Solution: Monitor the distribution of features and predictions. If they shift significantly, retrain.

Concept Drift

The relationship between features and labels changes. A user’s purchase intent signal that worked last year no longer predicts purchases.

Solution: This is harder to detect than data drift. Monitor prediction accuracy continuously. Set up automated retraining pipelines that retrain on recent data.

Model Collapse

Over time, your model learns artifacts and shortcuts that don’t generalize.

Solution: Regularly train from scratch on fresh data. Don’t just fine-tune forever.

Failure Mode to Avoid: Silent Degradation

Training on stale data due to pipeline outages or delays silently degrades model performance.

Safeguard: If data freshness drops below a threshold, pause retraining and alert the team. Never retrain on data older than a known cutoff without explicit review.

Building for Observability

🔍 If you can’t explain why your model made a decision, you can’t ship it.

For high-stakes models (finance, healthcare, moderation), stakeholders need to understand predictions. For lower-stakes models (recommendations), it’s nice-to-have but helps with debugging.

Key Techniques

1. Feature Attribution (SHAP, LIME, attention weights)

Which features drove this prediction?
Are those features reasonable?
Is the model relying on something you didn’t expect?

2. Prediction Explanations

Can you summarize the model’s reasoning in plain language?
Example: Instagram recommendation reasons → “Because you follow @person” or “Similar to X you liked”

3. Holdout Cohorts

Keep a small % of traffic on the old model/logic
Compare performance between old and new
Catches issues the metrics might miss

Common Bugs Caught Through Deep Dives

Most issues aren’t caught by alert thresholds—they show up as statistical anomalies during investigation:

Data leakage — features that shouldn’t exist at serving time
Pipeline issues — missing data, schema changes
Performance bottlenecks — unexpected latency spikes

💭 Regular deep dives into metrics catch these before they become systemic problems.

The Unspoken Part: Technical Debt

Production ML systems accumulate debt fast:

One-off hacks to handle edge cases
Features nobody remembers why they’re there
Models nobody trained recently
Pipelines with unclear ownership
Documentation that’s out of sync with reality

🔥 This is where mediocre engineers get stuck and great engineers thrive.

The difference:

Mediocre engineers ship quick, then spend months firefighting
Great engineers move slightly slower upfront, build clean abstractions, and maintain velocity

Specific Practices for Longevity

✅ Code review, but actually (not rubber-stamping) ✅ Delete code that’s not used (dead code rots and confuses) ✅ Document the “why,” not just the “what” ✅ Refactor before it becomes critical ✅ If you find a hack, create a ticket to fix it later—and actually fix it

💪 In high-velocity teams, the ones that sustain productivity have the cleanest codebases.

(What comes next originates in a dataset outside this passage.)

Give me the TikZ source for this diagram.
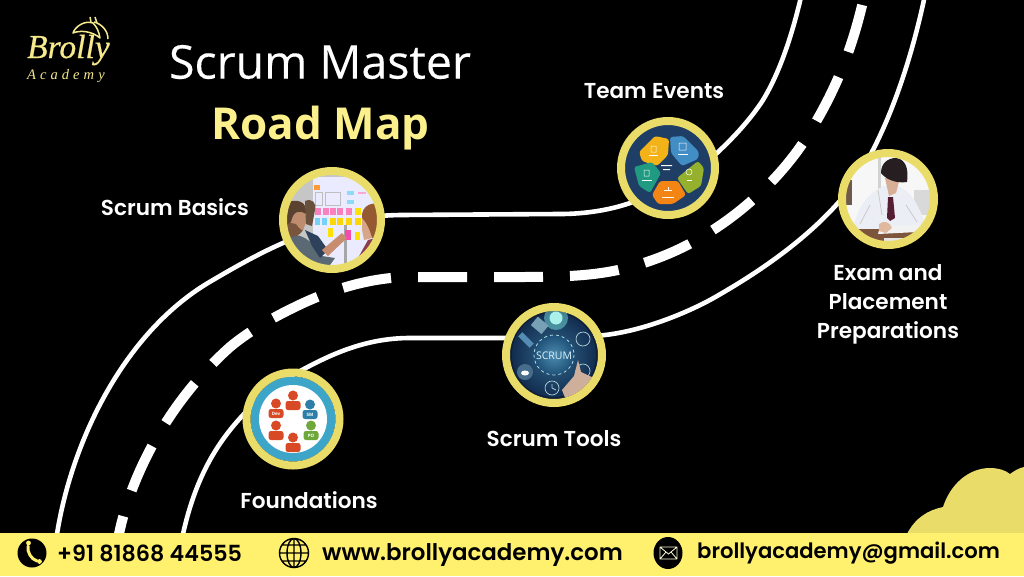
\documentclass[tikz,border=0pt]{standalone}
\usepackage{fontspec}
\setmainfont{Open Sans}
\newfontfamily\pop[UprightFont=* SemiBold]{Poppins}
\newfontfamily\logoA{Liberation Serif}[UprightFont=*,ItalicFont=* Italic]
\newfontfamily\logoB{Liberation Serif}[LetterSpace=28]
\usetikzlibrary{calc}
\definecolor{ring}{HTML}{E9DC68}
\definecolor{bar}{HTML}{FFF06E}
\definecolor{title}{HTML}{FBF08C}
\definecolor{logoc}{HTML}{F6EA8C}
\definecolor{navy}{HTML}{1F3E66}
\definecolor{pred}{HTML}{D84A26}
\definecolor{pblue}{HTML}{2D7FA8}
\definecolor{pgreen}{HTML}{6FA83A}
\definecolor{note}{HTML}{F982BE}
\tikzset{
  x=1pt,y=-1pt,
  roadedge/.style={draw=white,line width=4.6pt,line cap=butt},
  roadmid/.style={draw=white,line width=10pt,dash pattern=on 49pt off 27pt},
  stop/.style={circle,draw=ring,line width=8pt,minimum size=#1,inner sep=0pt,outer sep=0pt},
  lab/.style={text=white,font=\pop\fontsize{21.6}{29}\selectfont,align=center,inner sep=0pt},
  foot/.style={text=black,font=\pop\fontsize{21}{25}\selectfont,inner sep=0pt,anchor=west},
}
\begin{document}
\begin{tikzpicture}
\useasboundingbox (0,0) rectangle (1024,576);
\fill[black] (0,0) rectangle (1024,576);
% road
\draw[roadedge] (57,534) .. controls (72,440) and (125,330) .. (213,280) .. controls (235,267) and (260,253) .. (283,243) .. controls (320,226) and (350,216) .. (400,215) -- (560,214) .. controls (585,214) and (610,210) .. (630,203) .. controls (665,191) and (695,175) .. (718,152) .. controls (733,138) and (750,120) .. (763,100) .. controls (780,72) and (792,35) .. (801,-3);
\draw[roadedge] (183,534) .. controls (195,480) and (215,445) .. (243,415) .. controls (262,395) and (283,379) .. (302,370) .. controls (330,355) and (365,338) .. (410,338) -- (505,338) .. controls (540,338) and (570,339) .. (605,335) .. controls (640,331) and (680,316) .. (710,300) .. controls (760,272) and (805,240) .. (838,203) .. controls (872,165) and (905,90) .. (925,-5);
% centre line, dashed outwards from the gap at x=404
\draw[roadmid] (418,277) -- (520,277) .. controls (560,277) and (590,276) .. (618,270) .. controls (650,263) and (680,250) .. (700,238) .. controls (745,212) and (790,170) .. (817,120) .. controls (840,80) and (855,40) .. (866,-12);
\draw[roadmid] (391,278) .. controls (360,281) and (325,292) .. (295,307) .. controls (280,314) and (250,330) .. (230,347) .. controls (165,405) and (130,480) .. (119,534);
% cloud
\fill[ring] (907,534) .. controls (915,518) and (928,510) .. (943,507) .. controls (950,485) and (968,468) .. (990,468) .. controls (998,468) and (1005,470) .. (1010,474) .. controls (1014,471) and (1019,468) .. (1024,467) -- (1024,534) -- cycle;
% footer
\fill[bar] (0,533) rectangle (1024,576);
% circles: contents
\begin{scope}
  \clip (332,220) circle (46);
  \fill[gray!45] (280,170) rectangle (385,270);
  \fill[white!92!blue] (313,177) rectangle (384,270);
  \fill[gray!70] (344,225) rectangle (347,270);
  \fill[orange!80] (314,185) rectangle (320,190);
  \foreach \x in {315,323,330,337,346}{\fill[note] (\x,208) rectangle +(6,7);}
  \foreach \x in {315,322}{\fill[cyan!55] (\x,218) rectangle +(5,7);}
  \foreach \x in {330,337,346,355}{\fill[yellow!75!orange] (\x,218) rectangle +(6,7);}
  \foreach \x in {355}{\fill[yellow!85!orange] (\x,232) rectangle +(5,8);}
  \fill[yellow!85!orange] (355,208) rectangle +(6,7);
  \fill[magenta!70] (345,230) rectangle +(6,10);
  \fill[yellow!85!orange] (328,228) rectangle +(5,9);
  \foreach \x/\y in {347/191,347/200}{\fill[cyan!45] (\x,\y) rectangle +(7,4);}
  \fill[note!70] (358,192) rectangle +(8,2);
  \draw[gray!50,line width=.6pt] (315,192) rectangle (322,205) (325,192) rectangle (340,205);
  % left man
  \fill[color={rgb,255:red,90;green,105;blue,115}] (285,235) .. controls (300,232) and (312,240) .. (322,256) -- (335,258) -- (325,272) -- (285,272) -- cycle;
  \fill[color={rgb,255:red,45;green,65;blue,90}] (305,230) -- (318,236) -- (328,250) -- (320,258) -- (312,246) -- cycle;
  \fill[color={rgb,255:red,200;green,140;blue,110}] (322,250) -- (342,233) -- (347,238) -- (328,256) -- cycle;
  \fill[color={rgb,255:red,190;green,140;blue,110}] (286,208) .. controls (298,204) and (308,210) .. (306,222) .. controls (304,232) and (295,238) .. (286,236) -- cycle;
  \fill[color={rgb,255:red,120;green,85;blue,60}] (286,222) -- (296,224) .. controls (300,230) and (303,232) .. (304,228) .. controls (300,237) and (292,238) .. (286,236) -- cycle;
  \fill[color={rgb,255:red,90;green,65;blue,48}] (286,203) .. controls (296,198) and (308,201) .. (306,214) .. controls (298,209) and (293,212) .. (291,222) -- (286,225) -- cycle;
  \fill[color={rgb,255:red,105;green,80;blue,60}] (305,201) .. controls (312,198) and (317,203) .. (315,210) -- (312,226) -- (306,224) -- cycle;
  % right woman
  \fill[color={rgb,255:red,150;green,90;blue,50}] (362,214) .. controls (364,202) and (380,200) .. (384,210) -- (384,240) -- (372,238) .. controls (368,228) and (366,222) .. (362,220) -- cycle;
  \fill[color={rgb,255:red,215;green,165;blue,135}] (362,218) .. controls (366,222) and (370,230) .. (372,238) -- (364,240) -- (362,230) -- cycle;
  \fill[color={rgb,255:red,140;green,60;blue,80}] (358,258) -- (368,240) -- (384,236) -- (384,272) -- (356,272) -- cycle;
\end{scope}
\begin{scope}
  \clip (668,168) circle (44);
  \fill[navy] (620,120) rectangle (716,216);
  \fill[color={rgb,255:red,243;green,178;blue,24},rounded corners=2.5pt] (639,152) -- (655,136) -- (669,139) -- (668,155) -- (657,166) -- (642,161) -- cycle;
  \fill[color={rgb,255:red,66;green,142;blue,196},rounded corners=2.5pt] (670,137) -- (683,136) -- (699,152) -- (698,159) -- (682,166) -- (671,153) -- cycle;
  \fill[color={rgb,255:red,148;green,176;blue,44},rounded corners=2.5pt] (677,178) -- (698,161) -- (704,168) -- (701,186) -- (688,194) -- cycle;
  \fill[color={rgb,255:red,243;green,133;blue,20},rounded corners=2.5pt] (660,181) -- (678,181) -- (686,195) -- (673,204) -- (658,204) -- (652,195) -- cycle;
  \fill[color={rgb,255:red,32;green,155;blue,130},rounded corners=2.5pt] (634,167) -- (652,162) -- (661,173) -- (650,193) -- (639,186) -- cycle;
  \draw[white,line width=.5pt] (651,146) rectangle (656,152) (679,143) rectangle (686,150) (689,172) circle (3) (644,170) rectangle (649,176);
  \draw[white,line width=.6pt] (664,190) -- (672,190) (668,187) -- (668,190);
  \draw[white,line width=.4pt] (649,155) -- (658,155) (678,154) -- (688,154) (687,180) -- (692,180) (642,180) -- (652,180) (662,197) -- (674,197);
  \fill[white] (661,165) rectangle (672,166.2) (663,169) rectangle (670,170);
\end{scope}
\begin{scope}
  \clip (888,199) circle (43);
  \fill[white!94!gray] (840,150) rectangle (940,250);
  \fill[gray!35] (878,155) rectangle (881,190);
  \fill[gray!30] (914,190) rectangle (930,215);
  \fill[color={rgb,255:red,110;green,90;blue,75}] (845,180) rectangle (852,205);
  \fill[color={rgb,255:red,236;green,238;blue,246}] (852,232) .. controls (858,205) and (868,193) .. (884,186) -- (898,186) .. controls (912,192) and (918,205) .. (926,225) -- (926,235) -- (853,235) -- cycle;
  \draw[gray!45,line width=.7pt] (860,224) -- (870,205) (917,222) -- (906,205) (878,190) -- (882,215);
  \fill[color={rgb,255:red,85;green,30;blue,50}] (888,197) -- (893,197) -- (895,218) -- (890,221) -- (887,218) -- cycle;
  \fill[color={rgb,255:red,125;green,85;blue,60}] (855,229) -- (925,229) -- (920,242) -- (860,242) -- cycle;
  \fill[white!90!gray] (880,226) -- (922,225) -- (918,232) -- (878,234) -- cycle;
  \fill[color={rgb,255:red,225;green,185;blue,160}] (879,224) .. controls (884,220) and (890,222) .. (892,228) -- (886,233) -- (879,231) -- cycle;
  \fill[gray!20] (884,238) rectangle (905,250);
  \fill[color={rgb,255:red,215;green,175;blue,150}] (885,178) -- (900,178) -- (896,193) -- (889,196) -- cycle;
  \fill[color={rgb,255:red,38;green,30;blue,32}] (881,173) .. controls (881,163) and (888,158) .. (896,158) .. controls (905,159) and (909,168) .. (907,182) .. controls (900,183) and (888,182) .. (881,173) -- cycle;
\end{scope}
\begin{scope}
  \clip (554,355) circle (44);
  \fill[color={rgb,255:red,16;green,32;blue,58}] (505,305) rectangle (605,405);
  \shade[inner color={rgb,255:red,50;green,105;blue,140},outer color={rgb,255:red,18;green,45;blue,80}] (554,355) circle (42);
  \fill[color={rgb,255:red,120;green,225;blue,225},opacity=.5] (556,318) circle (12);
  \fill[color={rgb,255:red,170;green,240;blue,235}] (556,318) circle (6.5);
  \shade[inner color={rgb,255:red,78;green,140;blue,175},outer color={rgb,255:red,30;green,80;blue,120}] (554,355) circle (20);
  \draw[color={rgb,255:red,175;green,220;blue,230},dashed,line width=.8pt] (554,355) circle (20);
  \draw[color={rgb,255:red,180;green,210;blue,220},line width=.7pt] (583,339) circle (7) (583,371) circle (7) (552,388) circle (7);
  \draw[color={rgb,255:red,180;green,210;blue,220},line width=.7pt] (552,388) -- (552,384) (552,388) -- (556,390);
  \fill[color={rgb,255:red,70;green,110;blue,140}] (525,372) circle (8);
  \fill[white] (525,373) ellipse (4 and 2.5);
  \fill[color={rgb,255:red,85;green,140;blue,180},rotate around={-45:(526,340)}] (518,337) rectangle (534,343);
  \fill[color={rgb,255:red,120;green,160;blue,180},rotate around={-40:(540,325)}] (533,320) rectangle (547,331);
  \fill[color={rgb,255:red,205;green,175;blue,155}] (562,390) -- (574,376) -- (578,360) -- (581,372) -- (594,378) -- (590,395) -- (566,400) -- cycle;
  \node[text=white!85!cyan,font=\fontsize{10.5}{11}\selectfont,inner sep=0pt] at (554,356) {SCRUM};
\end{scope}
\begin{scope}
  \clip (293,419) circle (42.5);
  \fill[color={rgb,255:red,60;green,165;blue,200}] (293,419) circle (43);
  \fill[white] (293,419) circle (34);
  \foreach \px/\py/\pc in {276/409/pred,293/401/pred,276/431/pred,293/443/pred,310/410/pblue,311/431/pgreen}{\fill[\pc] (\px,\py-5.5) circle (5); \fill[\pc,rounded corners=2.5pt] (\px-7.5,\py) rectangle (\px+7.5,\py+9);}
  \node[text=white,font=\fontsize{4.5}{5}\selectfont\bfseries,inner sep=0pt] at (276,414) {Dev};
  \node[text=white,font=\fontsize{4.5}{5}\selectfont\bfseries,inner sep=0pt] at (310,415) {SM};
  \node[text=white,font=\fontsize{4.5}{5}\selectfont\bfseries,inner sep=0pt] at (311,436) {PO};
\end{scope}
% stop rings
\node[stop=98pt] (basics) at (332,220) {};
\node[stop=94pt] (events) at (668,168) {};
\node[stop=92pt] (exam) at (888,199) {};
\node[stop=96pt] (tools) at (554,355) {};
\node[stop=93pt] (found) at (293,419) {};
% labels
\node[lab] (lbasics) at (175,207) {Scrum Basics};
\node[lab] (levents) at (654,91) {Team Events};
\node[lab] (lexam) at (888,304) {Exam and\\Placement\\Preparations};
\node[lab] (ltools) at (554,439) {Scrum Tools};
\node[lab] (lfound) at (309,500) {Foundations};
% title
\node[text=white,font=\fontsize{46.5}{50}\selectfont\addfontfeature{FakeBold=0.25},inner sep=0pt] (t1) at (320,62) {Scrum Master};
\node[text=title,font=\fontsize{44}{50}\selectfont\bfseries,inner sep=0pt] (t2) at (320.5,128) {Road Map};
% logo
\node[text=logoc,font=\logoA\itshape\fontsize{33.5}{34}\selectfont\addfontfeature{FakeBold=0.6},inner sep=0pt,anchor=west] (lg1) at (27,50) {Brolly};
\node[text=logoc,font=\logoB\itshape\fontsize{14.5}{15}\selectfont,inner sep=0pt,anchor=west] (lg2) at (27,76) {Academy};
\draw[logoc,line width=1.5pt,line join=round] (73,33) .. controls (75,27) and (84,20) .. (93,23) .. controls (97,27) and (99,32) .. (100,38) .. controls (92,31) and (80,30) .. (73,33) -- cycle;
\draw[logoc,line width=1.5pt] (94,22) .. controls (102,24) and (108,31) .. (108,39) (90,17) -- (91,22) (95,17) -- (97,23);
% footer icons
\fill[black] (32,553) circle (14.5);
\draw[bar,line width=3pt,line cap=round] (28,546) .. controls (27,552) and (31,559) .. (37,561);
\fill[bar] (28.5,543) circle (2.4) (39.5,561.5) circle (2.4);
\draw[black,line width=1.4pt] (294,553) circle (14.5) (294,553) ellipse (7 and 14.5) (294,538.5) -- (294,567.5) (280,553) -- (308,553) (282,545) -- (306,545) (282,561) -- (306,561);
\fill[black] (668,553) ellipse (14.5 and 16);
\draw[white!85!yellow,line width=.8pt] (660,547) rectangle (677,559) (660,547) -- (668.5,554) -- (677,547) (660,559) -- (666,552) (677,559) -- (671,552);
\node[foot,font=\pop\fontsize{22.2}{25}\selectfont] (phone) at (57,553) {+91 81868 44555};
\node[foot,font=\pop\fontsize{22.9}{25}\selectfont] (web) at (322,555) {www.brollyacademy.com};
\node[foot,font=\pop\fontsize{21.1}{25}\selectfont] (mail) at (697,553) {brollyacademy@gmail.com};
\end{tikzpicture}
\end{document}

It’s not a coincidence—technical debt compounds.

Practical Advice

If you’re transitioning from academia or competitions to production ML, here’s what I’d focus on:

First 6 Months: Foundation

Learn your company’s data infrastructure deeply
Understand how models are deployed and monitored
Shadow someone shipping to production
Read old postmortems of things that broke

First Year: Ownership

Ship a model end-to-end (from data pipeline to monitoring)
Have your model break and experience the firefighting
Build something you’re on-call for
Learn what “operational excellence” means in practice

Long-term: Systems Thinking

Get comfortable with ambiguity (production requirements are messier than research problems)
Develop strong software engineering fundamentals
Learn to optimize for the right metric (not always accuracy)
Build systems others can maintain and extend

🎓 The best ML engineers I know are, first and foremost, good software engineers who know ML. They think in systems, not models.